Argentina: Food                                                     

Check out what Argentines eat and how it has changed from 1961-2011 by finding the "pie" chart for Argentina on the right side.

  • The cuisine of Argentina is derived predominantly from the cuisines of Spain, Italy, Germany and France.

  • Besides many of the pasta, sausage and dessert dishes common to continental Europe, Argentines enjoy a wide variety of indigenous creations, which include empanadas (a stuffed pastry) (photo to the right), locro (a mixture of corn, beans, meat, bacon, onion and gourd), humitas and yerba mate—which is widely considered to be Argentina's national beverage.

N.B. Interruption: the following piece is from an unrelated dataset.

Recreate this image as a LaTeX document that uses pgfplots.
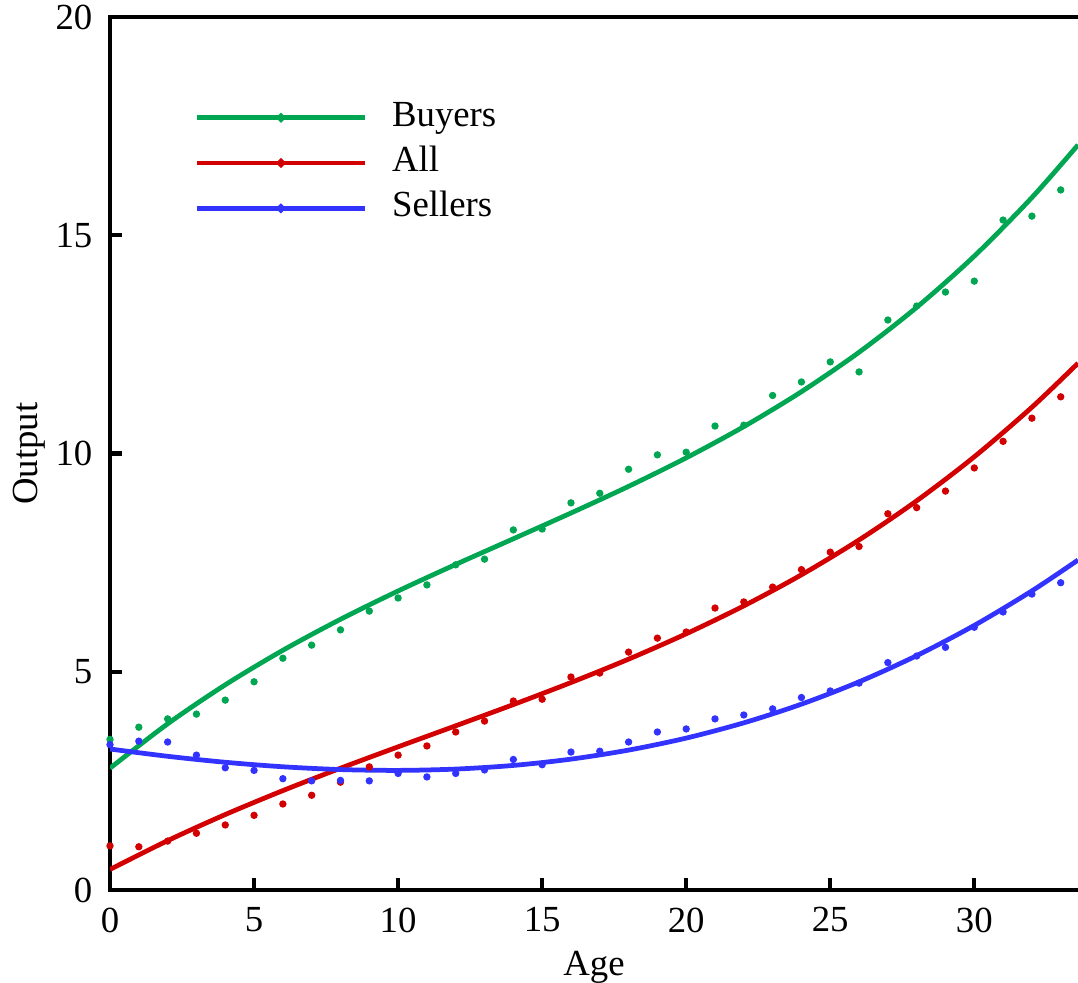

  • Other popular items include chorizo (a spicy sausage), facturas (Viennese-style pastry) and dulce de leche.

  • Argentine barbecue, asado (photo below) is one of the most famous in the world and includes various types of meats, among them chorizo, sweetbread, chitterlings and morcilla (blood sausage).
Fact: Argentines consume the most amount of red meat in the world! 
  • Thin sandwiches (sandwiches de miga) are also popular.

  • Spanish conquistadores named the natives' sour drink chimarrão or cimarrón.

  • Cimarrón is a traditional beverage prepared with yerba maté leaves (image to the right) and hot (not boiled) water.

  • It can also be served cold (téréré).

  • Cimarrón is considered the national drink in Argentina, Paraguay, Uruguay, Brazil, Chile, eastern Bolivia, Lebanon, Syria and Turkey.

  • A metal straw (bombilla) (photo below) is used to drink this tea-like beverage that contains caffeine.